The law yields for Congress an estimated $340 billion in tax revenue on the $2 trillion unrepatriated income and now U.S. companies can pay that income in the form of a dividend if they so choose, without worry about the tax because it was happening anyway through the deemed dividend concept, like it or not. 

Enter the Moores and their tax bill. Their biggest complaint is having to pay a tax on profits that they have not seen -- other than on paper in the foreign entity. In other words, the profits have not been paid to them (or “realized”), and now they are having to find the cash to pay tax on income they do not have. 

This “realization” concept is at the heart of the case before the Supreme Court. The Moore’s argue there is an unfairness of taxing income before it’s realized and the constitutional limitation on that was settled in the Supreme Court case of Eisner v. Macomber, in 1920. That ruling established the principle that income must be “realized” to be subject to tax. 

But as any introductory tax student learns, there are lots of tax codes where taxpayers pay tax on unrealized profits. The whole taxation regime of partnerships and S corporations are based on the “pass-through” of profits from those entities to the shareholders who pay the income tax on those profits, even if the profits are not paid out to the shareholder.

Because of this, you will find that in any given partnership or S corporation shareholder agreement there often is a requirement or suggestive language that the entity, to the extent possible, pay out to the owners at least the cost of the income tax that they will have to pay on those unrealized profits. 

This paying tax on the pass-through, unrealized income, has been a staple of accepted income tax law for years. It can be found in dozens of sections of the law in various other forms as well. So much so, that many tax experts argue that the Eisner realization doctrine has been reversed many times over the past many years. 

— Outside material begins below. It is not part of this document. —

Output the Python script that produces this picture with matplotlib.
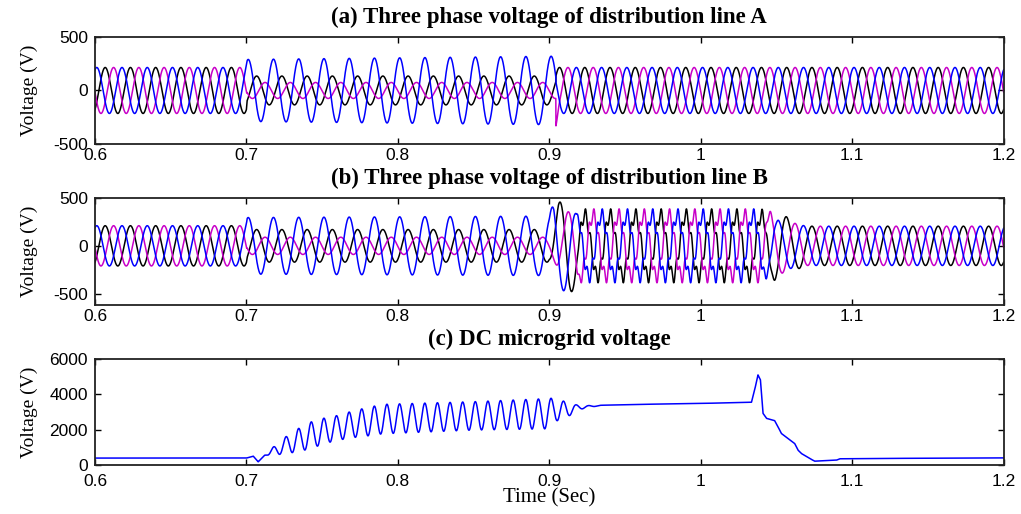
import matplotlib
matplotlib.use("Agg")
import matplotlib.pyplot as plt
import numpy as np

plt.rcParams["axes.unicode_minus"] = False

# simulation time axis (s)
t = np.linspace(0.6, 1.2, 12001)
f_grid = 60.0      # AC frequency (Hz)
f_ripple = 120.0   # DC ripple frequency (Hz)

# phase lag of the three phases (deg)
phase_blue = 26
phase_black = 146
phase_magenta = -94

# (a) line A: peak amplitude envelopes (V)
line_a_t = [0.6, 0.697, 0.7, 0.7005, 0.9, 0.9043, 0.9044, 0.9065, 1.2]
line_a_blue = [215, 215, 260, 290, 320, 320, 215, 215, 215]
line_a_black = [215, 215, 215, 135, 135, 135, 215, 215, 215]
line_a_magenta = [215, 215, 215, 75, 75, 75, 335, 215, 215]

# (b) line B: peak amplitude envelopes (V) and harmonic share
line_b_t = [0.6, 0.697, 0.7, 0.7005, 0.9, 0.903, 0.906, 0.912, 0.918, 0.921,
            1.040, 1.046, 1.052, 1.058, 1.070, 1.2]
line_b_blue = [210, 210, 255, 295, 310, 480, 480, 460, 330, 320,
               320, 300, 260, 240, 205, 205]
line_b_black = [210, 210, 210, 170, 170, 300, 440, 550, 400, 320,
                320, 330, 380, 280, 205, 205]
line_b_magenta = [210, 210, 210, 90, 90, 150, 250, 350, 420, 320,
                  320, 345, 300, 250, 205, 205]
line_b_harm = [0, 0, 0, 0, 0, 0, 0, 0, 0, 0.22,
               0.22, 0.05, 0, 0, 0, 0]

# (c) DC microgrid voltage: mean level and ripple amplitude (V)
dc_t = [0.6, 0.7, 0.7045, 0.7078, 0.712, 0.718, 0.726, 0.734, 0.743, 0.752, 0.76,
        0.77, 0.78, 0.79, 0.85, 0.898, 0.905, 0.912, 0.918, 0.925, 0.935, 0.96,
        1.0, 1.0335, 1.0356, 1.0378, 1.0394, 1.0411, 1.0434, 1.0488, 1.051,
        1.0532, 1.0566, 1.062, 1.0642, 1.0664, 1.0719, 1.0752, 1.0896, 1.0918,
        1.1182, 1.2]
dc_mean = [400, 400, 510, 190, 560, 800, 1130, 1400, 1700, 1950, 2100,
           2300, 2450, 2600, 2780, 2900, 3150, 3100, 3250, 3300, 3380, 3430,
           3480, 3550, 4245, 5090, 4810, 2925, 2640, 2510, 2170,
           1790, 1565, 1225, 850, 660, 380, 225, 283, 360,
           380, 410]
ripple_t = [0.708, 0.712, 0.718, 0.726, 0.734, 0.743, 0.752, 0.76, 0.77, 0.78,
            0.79, 0.85, 0.898, 0.905, 0.912, 0.918, 0.925, 0.935]
ripple_amp = [0, 0, 240, 470, 650, 750, 720, 700, 750, 800,
              830, 800, 850, 650, 400, 150, 60, 0]
ripple_peak = 0.7178

colors = {"blue": "#0000ff", "black": "#000000", "magenta": "#c800c8"}
serif = "Liberation Serif"
sans = "Liberation Sans"


def phase_wave(env_t, amp, deg, harm=None):
    theta = 2 * np.pi * f_grid * (t - 0.6) - np.deg2rad(deg)
    a = np.interp(t, env_t, amp)
    w = np.cos(theta)
    if harm is not None:
        h = np.interp(t, env_t, harm)
        w = w + h * np.sin(5 * theta + 0.6)
    return a * w


def style_axes(ax, yticks, ylim, title, xpad=3):
    ax.set_xlim(0.6, 1.2)
    ax.set_ylim(*ylim)
    ax.set_xticks([0.6, 0.7, 0.8, 0.9, 1.0, 1.1, 1.2])
    ax.set_xticklabels(["0.6", "0.7", "0.8", "0.9", "1", "1.1", "1.2"])
    ax.set_yticks(yticks)
    ax.tick_params(direction="in", top=True, right=True, length=4, width=1,
                   labelsize=12.5)
    ax.tick_params(axis="x", pad=xpad)
    ax.tick_params(axis="y", pad=5)
    for lab in ax.get_xticklabels() + ax.get_yticklabels():
        lab.set_family(sans)
    for s in ax.spines.values():
        s.set_linewidth(1.3)
        s.set_color("#222222")
    ax.set_ylabel("Voltage (V)", family=serif, fontsize=14)
    ax.yaxis.set_label_coords(-0.063, 0.5)
    ax.set_title(title, family=serif, fontweight="bold", fontsize=16.5, pad=10)


fig = plt.figure(figsize=(10.21, 5.14), dpi=100)
ax_a = fig.add_axes([0.093, 0.720, 0.890, 0.208])
ax_b = fig.add_axes([0.093, 0.407, 0.890, 0.208])
ax_c = fig.add_axes([0.093, 0.095, 0.890, 0.207])

# (a)
ax_a.plot(t, phase_wave(line_a_t, line_a_black, phase_black), color=colors["black"], lw=1.1)
ax_a.plot(t, phase_wave(line_a_t, line_a_magenta, phase_magenta), color=colors["magenta"], lw=1.1)
ax_a.plot(t, phase_wave(line_a_t, line_a_blue, phase_blue), color=colors["blue"], lw=1.1)
style_axes(ax_a, [-500, 0, 500], (-500, 500), "(a) Three phase voltage of distribution line A")

# (b)
ax_b.plot(t, phase_wave(line_b_t, line_b_black, phase_black, line_b_harm), color=colors["black"], lw=1.1)
ax_b.plot(t, phase_wave(line_b_t, line_b_magenta, phase_magenta, line_b_harm), color=colors["magenta"], lw=1.1)
ax_b.plot(t, phase_wave(line_b_t, line_b_blue, phase_blue, line_b_harm), color=colors["blue"], lw=1.1)
style_axes(ax_b, [-500, 0, 500], (-615, 500), "(b) Three phase voltage of distribution line B")

# (c)
dc = np.interp(t, dc_t, dc_mean) + np.interp(t, ripple_t, ripple_amp, left=0, right=0) * \
    np.cos(2 * np.pi * f_ripple * (t - ripple_peak))
ax_c.plot(t, dc, color=colors["blue"], lw=1.1)
style_axes(ax_c, [0, 2000, 4000, 6000], (0, 6000), "(c) DC microgrid voltage", xpad=6)
ax_c.set_xlabel("Time (Sec)", family=serif, fontsize=15, labelpad=0)

fig.savefig("out.png", dpi=100)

And now the Supreme Court, by accepting this case, is positioned to overturn the code by 180 degrees. Sort of like global warming pushing temperatures up to the point where traditional weather patterns collapse, disastrously, only in this case potentially overturning hundreds of pages of tax law. 

What possessed the Supreme Court to put this case on its docket for the 2023-2024 session? It is speculated that a primary motivation has been the rumors of a Democratic push for a wealth tax. Ostensibly this would be a tax on unrealized income…a tax on the “increase (accretion)” of wealth by increase in value, not through the sale of a profitable asset. An adverse ruling here could put the kabob on such a tax. 

Most likely not on the minds of the Supreme Court is the setback this could have on the Organization for Economic Co-operation and Development (OECD) in the final stages of its international tax cooperation initiative known as Pillars 1 and 2. 

Pillar 2 establishes a worldwide 15% minimum corporate tax to stem the tide of tax competition amongst countries whereby certain countries strive to be tax-havens; thereby attracting corporations from all over the world to bring their companies and profits there. This competition erodes the tax base from countries where the profits are really made and this “profit erosion” creates an unfair market advantage to countries with the lowest corporate tax rate. 

To accomplish this goal Pillar 2 has an Income Inclusion Rule, which allocates to parent entities a pro-rata share of tax on the income of their constituent entities, regardless of whether that income is distributed. If taxing unrealized income is overturned here in the Moore case, the United States will be unable to play along with the Pillar 2 inclusion rule. That will present a major obstacle to the OECD’s successful implementation of Pillar 2. 

A Supreme Court ruling on this case could be delayed well into 2024 based on its schedule. In the meantime, the tax code maintains the status quo. On the other hand, expect your friendly neighborhood CPA to become irritable due to many sleepless nights in contemplation of the “what-if.”